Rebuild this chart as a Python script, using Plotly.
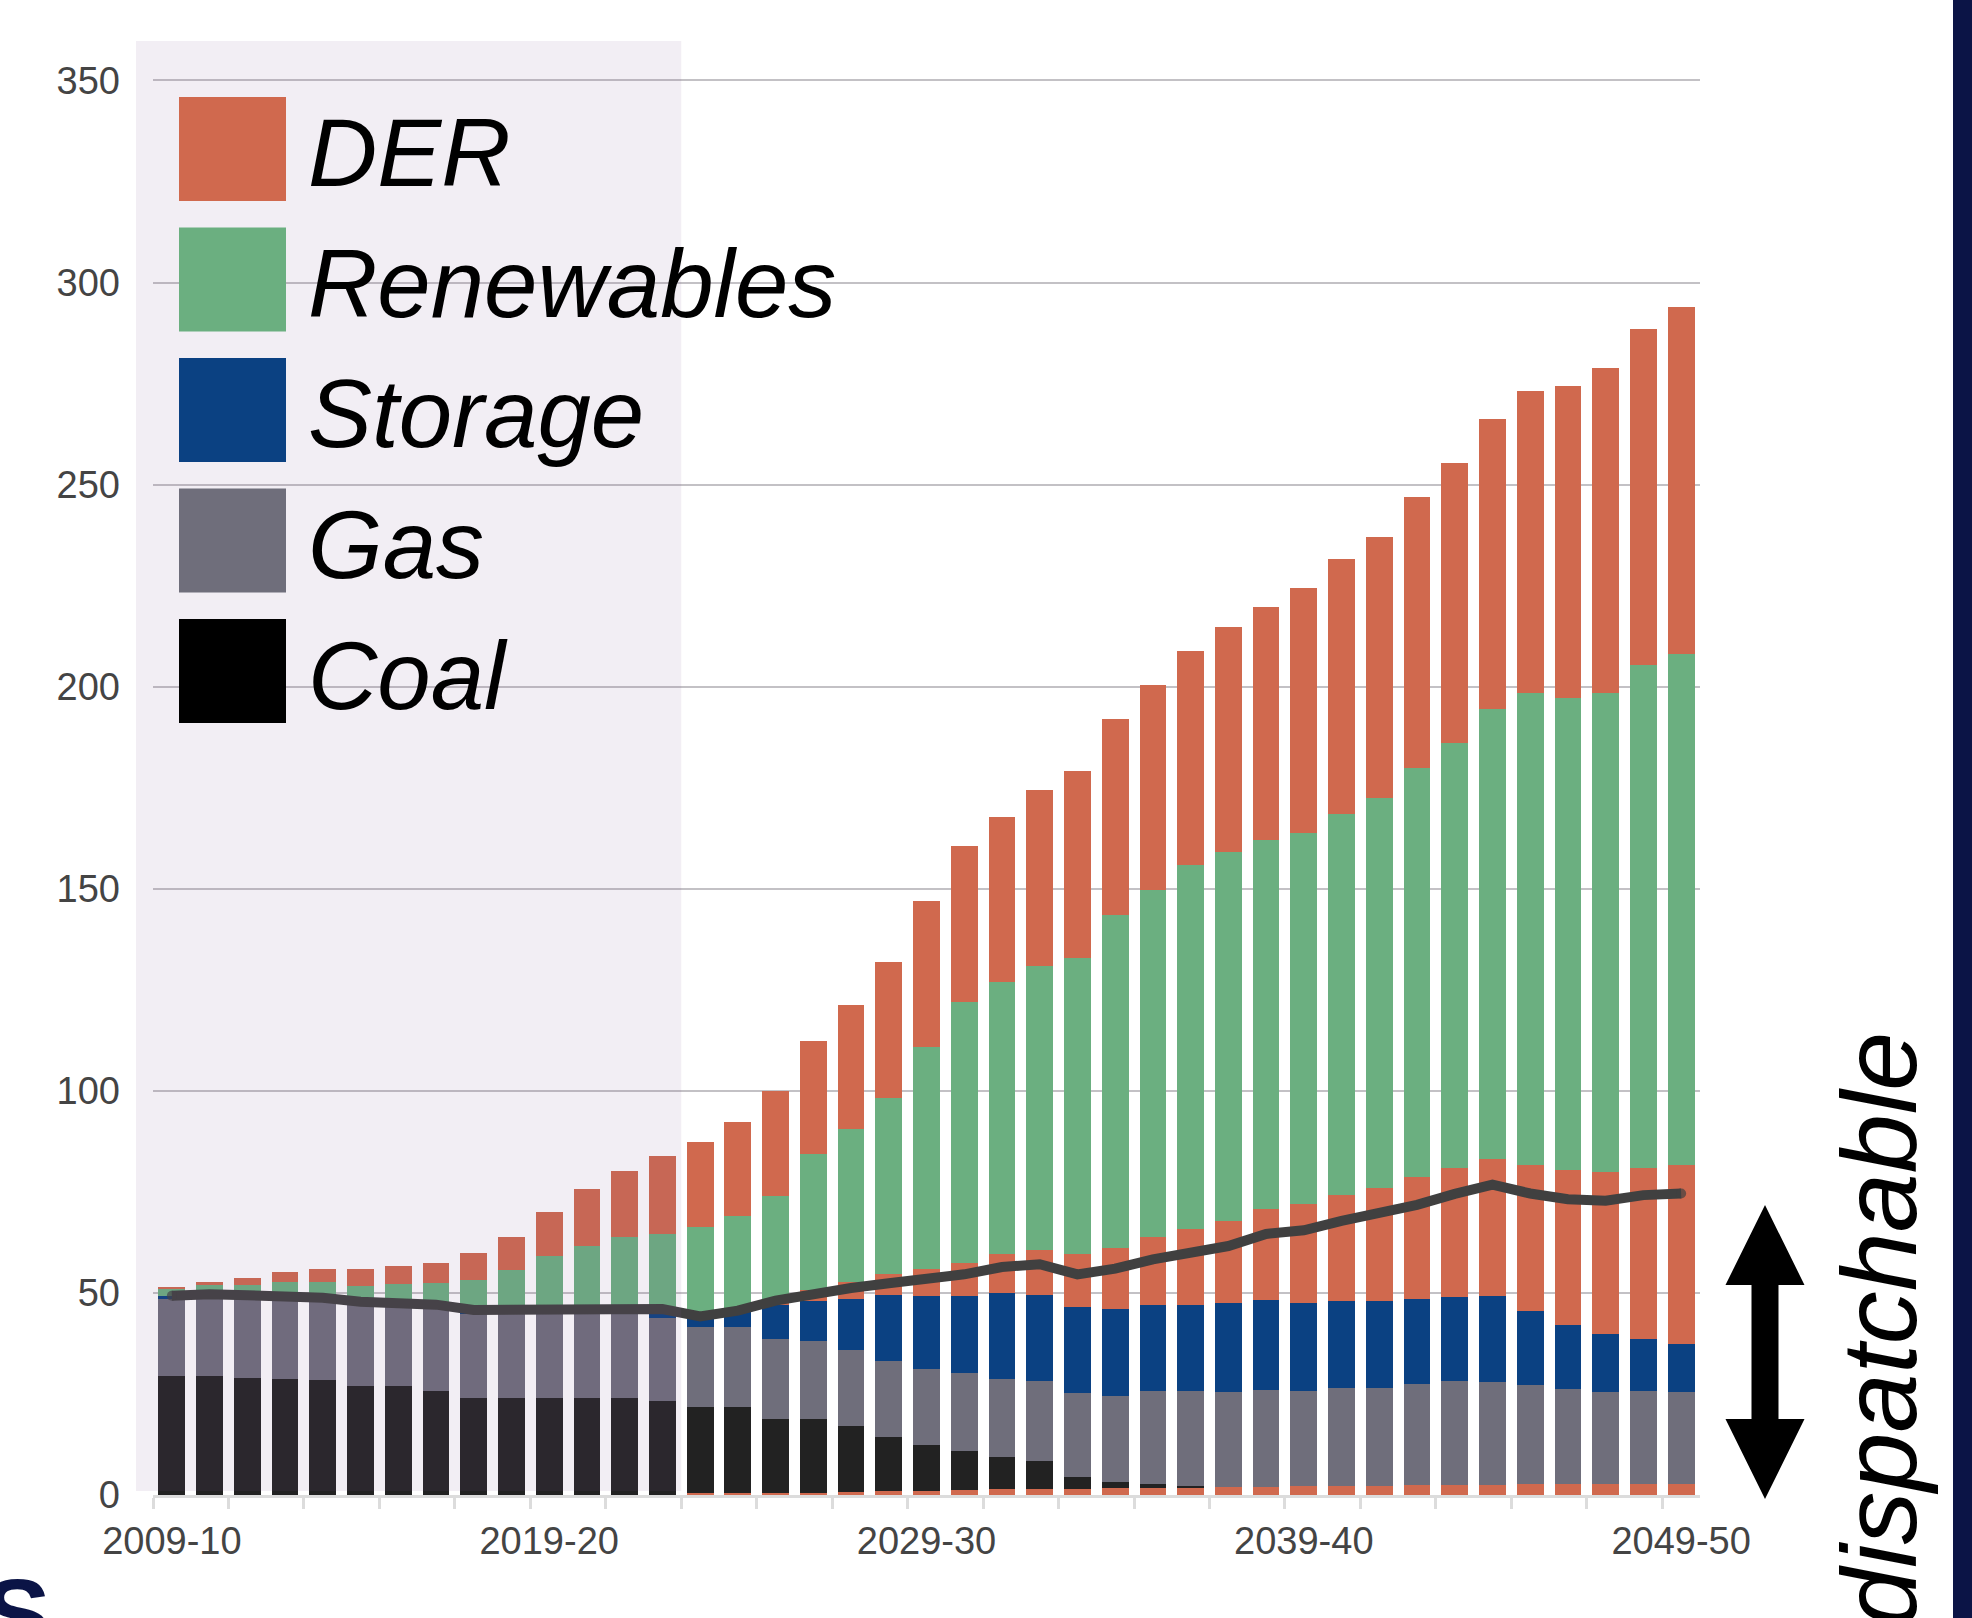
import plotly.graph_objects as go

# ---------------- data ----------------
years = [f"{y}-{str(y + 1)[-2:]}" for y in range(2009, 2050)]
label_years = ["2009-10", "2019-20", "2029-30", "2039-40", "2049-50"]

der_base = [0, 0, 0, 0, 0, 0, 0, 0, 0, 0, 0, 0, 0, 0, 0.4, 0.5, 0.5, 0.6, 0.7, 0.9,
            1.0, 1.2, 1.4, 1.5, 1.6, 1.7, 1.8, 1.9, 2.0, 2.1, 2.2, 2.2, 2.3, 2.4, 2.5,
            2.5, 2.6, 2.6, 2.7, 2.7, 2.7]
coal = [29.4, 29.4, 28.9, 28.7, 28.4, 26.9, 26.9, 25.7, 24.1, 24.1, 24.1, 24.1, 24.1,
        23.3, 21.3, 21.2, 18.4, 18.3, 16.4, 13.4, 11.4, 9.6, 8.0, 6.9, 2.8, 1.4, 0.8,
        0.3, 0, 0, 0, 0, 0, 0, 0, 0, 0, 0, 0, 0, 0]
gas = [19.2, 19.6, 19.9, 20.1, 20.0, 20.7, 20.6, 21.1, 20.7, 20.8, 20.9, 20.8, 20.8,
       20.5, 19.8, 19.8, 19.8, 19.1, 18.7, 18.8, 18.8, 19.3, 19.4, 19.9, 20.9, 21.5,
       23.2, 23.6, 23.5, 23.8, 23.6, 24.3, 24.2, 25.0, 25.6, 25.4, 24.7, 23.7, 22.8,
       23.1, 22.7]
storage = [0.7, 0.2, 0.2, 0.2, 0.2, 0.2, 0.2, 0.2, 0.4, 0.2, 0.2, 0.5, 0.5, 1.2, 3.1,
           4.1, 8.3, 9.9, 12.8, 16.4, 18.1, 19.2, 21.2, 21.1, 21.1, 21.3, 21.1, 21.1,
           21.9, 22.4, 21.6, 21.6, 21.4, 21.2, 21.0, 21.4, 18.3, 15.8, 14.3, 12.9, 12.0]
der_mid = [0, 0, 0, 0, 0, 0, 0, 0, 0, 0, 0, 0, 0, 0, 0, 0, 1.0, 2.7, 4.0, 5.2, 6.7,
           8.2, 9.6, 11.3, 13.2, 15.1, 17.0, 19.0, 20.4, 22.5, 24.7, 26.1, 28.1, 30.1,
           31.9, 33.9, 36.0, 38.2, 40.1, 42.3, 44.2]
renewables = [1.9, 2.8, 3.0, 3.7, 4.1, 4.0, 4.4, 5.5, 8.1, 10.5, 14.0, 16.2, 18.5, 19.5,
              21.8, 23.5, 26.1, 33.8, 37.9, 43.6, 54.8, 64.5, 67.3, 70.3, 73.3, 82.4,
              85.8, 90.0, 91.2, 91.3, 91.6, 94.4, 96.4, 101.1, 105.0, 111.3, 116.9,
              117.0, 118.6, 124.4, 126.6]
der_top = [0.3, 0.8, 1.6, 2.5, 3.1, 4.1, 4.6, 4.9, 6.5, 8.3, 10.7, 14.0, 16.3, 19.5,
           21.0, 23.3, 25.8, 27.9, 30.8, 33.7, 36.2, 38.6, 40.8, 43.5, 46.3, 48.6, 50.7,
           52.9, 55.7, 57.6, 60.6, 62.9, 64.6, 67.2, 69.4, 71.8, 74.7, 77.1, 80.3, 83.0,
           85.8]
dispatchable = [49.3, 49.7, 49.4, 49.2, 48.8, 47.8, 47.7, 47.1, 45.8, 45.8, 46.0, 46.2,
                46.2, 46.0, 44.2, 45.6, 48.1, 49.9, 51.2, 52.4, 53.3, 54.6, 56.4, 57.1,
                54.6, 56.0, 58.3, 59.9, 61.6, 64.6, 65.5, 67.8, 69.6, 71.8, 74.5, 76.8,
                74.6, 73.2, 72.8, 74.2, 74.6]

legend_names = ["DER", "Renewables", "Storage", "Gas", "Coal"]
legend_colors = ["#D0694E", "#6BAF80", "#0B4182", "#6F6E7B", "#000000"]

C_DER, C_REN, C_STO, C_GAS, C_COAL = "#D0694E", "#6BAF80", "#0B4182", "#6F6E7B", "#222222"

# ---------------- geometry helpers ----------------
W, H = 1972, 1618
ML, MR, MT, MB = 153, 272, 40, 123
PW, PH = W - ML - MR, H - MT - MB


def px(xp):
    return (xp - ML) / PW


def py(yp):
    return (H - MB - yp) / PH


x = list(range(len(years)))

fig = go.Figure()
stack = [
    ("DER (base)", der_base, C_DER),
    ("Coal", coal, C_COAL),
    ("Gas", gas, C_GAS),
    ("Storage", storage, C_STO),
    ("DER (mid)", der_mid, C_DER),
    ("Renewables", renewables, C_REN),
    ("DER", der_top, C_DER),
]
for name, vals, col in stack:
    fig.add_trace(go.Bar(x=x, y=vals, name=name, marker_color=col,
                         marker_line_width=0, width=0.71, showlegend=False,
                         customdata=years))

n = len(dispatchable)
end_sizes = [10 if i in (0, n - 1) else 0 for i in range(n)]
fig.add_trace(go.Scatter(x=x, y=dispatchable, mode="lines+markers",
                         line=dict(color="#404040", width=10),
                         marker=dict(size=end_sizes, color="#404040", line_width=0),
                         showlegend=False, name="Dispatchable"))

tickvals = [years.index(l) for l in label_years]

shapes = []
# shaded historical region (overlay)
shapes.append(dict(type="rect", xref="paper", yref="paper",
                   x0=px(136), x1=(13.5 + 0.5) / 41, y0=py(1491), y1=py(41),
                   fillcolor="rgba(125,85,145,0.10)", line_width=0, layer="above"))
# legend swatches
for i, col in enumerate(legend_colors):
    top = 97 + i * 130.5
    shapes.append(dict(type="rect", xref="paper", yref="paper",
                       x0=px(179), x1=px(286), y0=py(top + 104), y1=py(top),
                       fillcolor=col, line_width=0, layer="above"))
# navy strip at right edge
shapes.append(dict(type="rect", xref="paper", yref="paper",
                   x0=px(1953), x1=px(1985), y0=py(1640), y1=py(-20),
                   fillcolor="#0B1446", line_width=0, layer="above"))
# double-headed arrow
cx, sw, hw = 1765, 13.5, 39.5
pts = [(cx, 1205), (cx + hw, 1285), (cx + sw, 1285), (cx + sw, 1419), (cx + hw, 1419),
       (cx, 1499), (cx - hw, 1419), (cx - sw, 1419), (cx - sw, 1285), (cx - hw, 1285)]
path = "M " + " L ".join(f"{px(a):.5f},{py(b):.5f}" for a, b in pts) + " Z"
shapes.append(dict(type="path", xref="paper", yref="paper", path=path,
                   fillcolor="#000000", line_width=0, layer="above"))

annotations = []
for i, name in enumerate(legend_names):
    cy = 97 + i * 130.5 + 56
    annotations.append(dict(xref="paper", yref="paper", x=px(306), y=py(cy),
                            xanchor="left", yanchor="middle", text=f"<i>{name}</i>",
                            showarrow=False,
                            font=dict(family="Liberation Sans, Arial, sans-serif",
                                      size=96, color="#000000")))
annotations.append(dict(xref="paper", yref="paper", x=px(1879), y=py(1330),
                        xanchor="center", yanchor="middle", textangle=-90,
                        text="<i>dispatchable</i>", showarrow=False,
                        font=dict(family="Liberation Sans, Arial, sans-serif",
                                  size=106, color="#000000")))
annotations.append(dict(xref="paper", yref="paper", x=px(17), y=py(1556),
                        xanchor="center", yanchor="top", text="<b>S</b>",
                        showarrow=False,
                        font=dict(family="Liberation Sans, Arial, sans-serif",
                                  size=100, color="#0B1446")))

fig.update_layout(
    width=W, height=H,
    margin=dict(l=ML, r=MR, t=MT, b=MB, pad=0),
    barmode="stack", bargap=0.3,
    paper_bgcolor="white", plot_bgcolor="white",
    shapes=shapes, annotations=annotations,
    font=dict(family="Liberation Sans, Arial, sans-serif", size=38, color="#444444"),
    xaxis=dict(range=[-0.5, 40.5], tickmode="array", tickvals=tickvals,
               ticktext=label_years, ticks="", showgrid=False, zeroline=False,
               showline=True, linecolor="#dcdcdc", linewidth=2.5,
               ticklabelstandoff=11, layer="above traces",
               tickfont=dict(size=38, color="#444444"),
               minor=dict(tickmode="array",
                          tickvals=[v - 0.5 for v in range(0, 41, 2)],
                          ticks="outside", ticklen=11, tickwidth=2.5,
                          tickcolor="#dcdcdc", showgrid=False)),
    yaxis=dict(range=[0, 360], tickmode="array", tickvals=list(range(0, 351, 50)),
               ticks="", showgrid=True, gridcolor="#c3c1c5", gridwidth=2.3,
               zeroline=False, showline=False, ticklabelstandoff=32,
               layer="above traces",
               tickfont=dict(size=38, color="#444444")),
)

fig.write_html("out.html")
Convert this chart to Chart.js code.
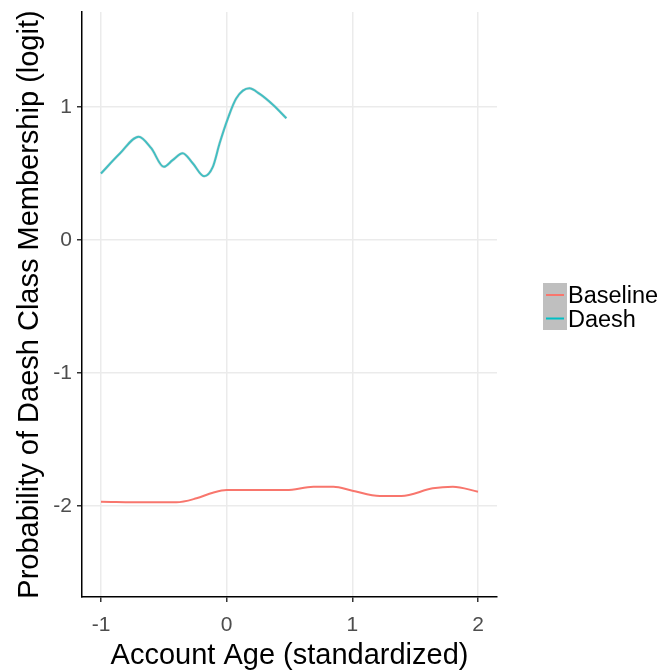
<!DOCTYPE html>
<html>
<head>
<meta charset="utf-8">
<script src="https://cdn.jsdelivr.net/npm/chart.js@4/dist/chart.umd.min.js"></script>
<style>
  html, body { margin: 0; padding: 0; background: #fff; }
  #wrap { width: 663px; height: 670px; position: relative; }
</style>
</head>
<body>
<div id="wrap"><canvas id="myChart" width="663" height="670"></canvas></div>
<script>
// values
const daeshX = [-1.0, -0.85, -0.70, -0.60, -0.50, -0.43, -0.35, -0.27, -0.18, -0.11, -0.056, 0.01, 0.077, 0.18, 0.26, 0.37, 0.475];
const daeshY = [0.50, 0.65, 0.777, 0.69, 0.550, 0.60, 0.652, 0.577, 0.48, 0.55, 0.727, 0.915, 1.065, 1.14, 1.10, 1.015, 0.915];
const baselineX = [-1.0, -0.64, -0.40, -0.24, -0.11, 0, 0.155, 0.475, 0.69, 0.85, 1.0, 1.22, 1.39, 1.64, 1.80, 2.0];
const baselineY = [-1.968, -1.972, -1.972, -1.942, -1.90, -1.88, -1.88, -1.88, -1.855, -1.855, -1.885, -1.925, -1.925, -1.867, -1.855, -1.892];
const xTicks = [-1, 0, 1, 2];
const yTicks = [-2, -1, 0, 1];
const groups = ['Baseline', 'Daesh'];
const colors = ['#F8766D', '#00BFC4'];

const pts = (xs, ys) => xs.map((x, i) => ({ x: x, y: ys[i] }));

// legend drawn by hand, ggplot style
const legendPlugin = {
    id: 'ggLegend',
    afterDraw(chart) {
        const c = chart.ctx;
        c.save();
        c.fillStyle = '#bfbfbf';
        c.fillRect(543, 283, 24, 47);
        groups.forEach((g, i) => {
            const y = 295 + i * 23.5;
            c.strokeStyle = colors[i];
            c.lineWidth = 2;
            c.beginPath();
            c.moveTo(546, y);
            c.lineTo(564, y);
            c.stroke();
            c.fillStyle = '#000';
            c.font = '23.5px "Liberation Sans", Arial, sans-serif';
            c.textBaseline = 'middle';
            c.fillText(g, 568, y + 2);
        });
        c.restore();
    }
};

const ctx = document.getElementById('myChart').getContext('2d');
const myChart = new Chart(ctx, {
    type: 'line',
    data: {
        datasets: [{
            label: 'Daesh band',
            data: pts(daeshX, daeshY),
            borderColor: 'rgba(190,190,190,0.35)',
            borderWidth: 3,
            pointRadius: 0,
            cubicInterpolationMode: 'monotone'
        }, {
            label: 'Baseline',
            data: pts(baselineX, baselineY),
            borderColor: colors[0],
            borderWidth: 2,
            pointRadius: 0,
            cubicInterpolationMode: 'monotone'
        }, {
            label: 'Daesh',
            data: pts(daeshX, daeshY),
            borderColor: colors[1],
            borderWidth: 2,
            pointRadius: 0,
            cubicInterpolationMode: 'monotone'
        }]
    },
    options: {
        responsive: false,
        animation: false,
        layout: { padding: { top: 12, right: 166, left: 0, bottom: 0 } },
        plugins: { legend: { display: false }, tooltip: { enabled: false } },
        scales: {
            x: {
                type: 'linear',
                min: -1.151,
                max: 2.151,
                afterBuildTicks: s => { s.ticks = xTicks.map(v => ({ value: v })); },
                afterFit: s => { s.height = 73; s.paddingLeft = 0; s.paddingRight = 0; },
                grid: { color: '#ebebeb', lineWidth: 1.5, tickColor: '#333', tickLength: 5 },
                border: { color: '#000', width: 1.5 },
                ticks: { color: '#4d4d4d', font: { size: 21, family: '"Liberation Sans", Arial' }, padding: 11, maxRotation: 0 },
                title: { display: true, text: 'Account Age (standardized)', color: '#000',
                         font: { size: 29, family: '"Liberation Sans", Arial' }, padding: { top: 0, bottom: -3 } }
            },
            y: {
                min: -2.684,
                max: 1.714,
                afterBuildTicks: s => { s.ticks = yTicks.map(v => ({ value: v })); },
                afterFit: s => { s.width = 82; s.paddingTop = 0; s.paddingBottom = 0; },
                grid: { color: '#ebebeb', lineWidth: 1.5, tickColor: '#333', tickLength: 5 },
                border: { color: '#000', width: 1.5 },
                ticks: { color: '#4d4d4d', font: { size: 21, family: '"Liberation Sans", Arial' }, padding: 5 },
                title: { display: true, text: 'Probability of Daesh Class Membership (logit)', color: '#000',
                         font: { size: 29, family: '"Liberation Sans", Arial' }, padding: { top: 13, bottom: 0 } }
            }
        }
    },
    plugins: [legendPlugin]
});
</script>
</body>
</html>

——

▶ _What to do_
Of the lines above, copy only those from the one holding "Convert this chart to Chart.js code." to the one holding "const pts = (xs, ys)", both included, and exclude every image.

▶ _Solution for this problem_
Convert this chart to Chart.js code.
<!DOCTYPE html>
<html>
<head>
<meta charset="utf-8">
<script src="https://cdn.jsdelivr.net/npm/chart.js@4/dist/chart.umd.min.js"></script>
<style>
  html, body { margin: 0; padding: 0; background: #fff; }
  #wrap { width: 663px; height: 670px; position: relative; }
</style>
</head>
<body>
<div id="wrap"><canvas id="myChart" width="663" height="670"></canvas></div>
<script>
// values
const daeshX = [-1.0, -0.85, -0.70, -0.60, -0.50, -0.43, -0.35, -0.27, -0.18, -0.11, -0.056, 0.01, 0.077, 0.18, 0.26, 0.37, 0.475];
const daeshY = [0.50, 0.65, 0.777, 0.69, 0.550, 0.60, 0.652, 0.577, 0.48, 0.55, 0.727, 0.915, 1.065, 1.14, 1.10, 1.015, 0.915];
const baselineX = [-1.0, -0.64, -0.40, -0.24, -0.11, 0, 0.155, 0.475, 0.69, 0.85, 1.0, 1.22, 1.39, 1.64, 1.80, 2.0];
const baselineY = [-1.968, -1.972, -1.972, -1.942, -1.90, -1.88, -1.88, -1.88, -1.855, -1.855, -1.885, -1.925, -1.925, -1.867, -1.855, -1.892];
const xTicks = [-1, 0, 1, 2];
const yTicks = [-2, -1, 0, 1];
const groups = ['Baseline', 'Daesh'];
const colors = ['#F8766D', '#00BFC4'];

const pts = (xs, ys) => xs.map((x, i) => ({ x: x, y: ys[i] }));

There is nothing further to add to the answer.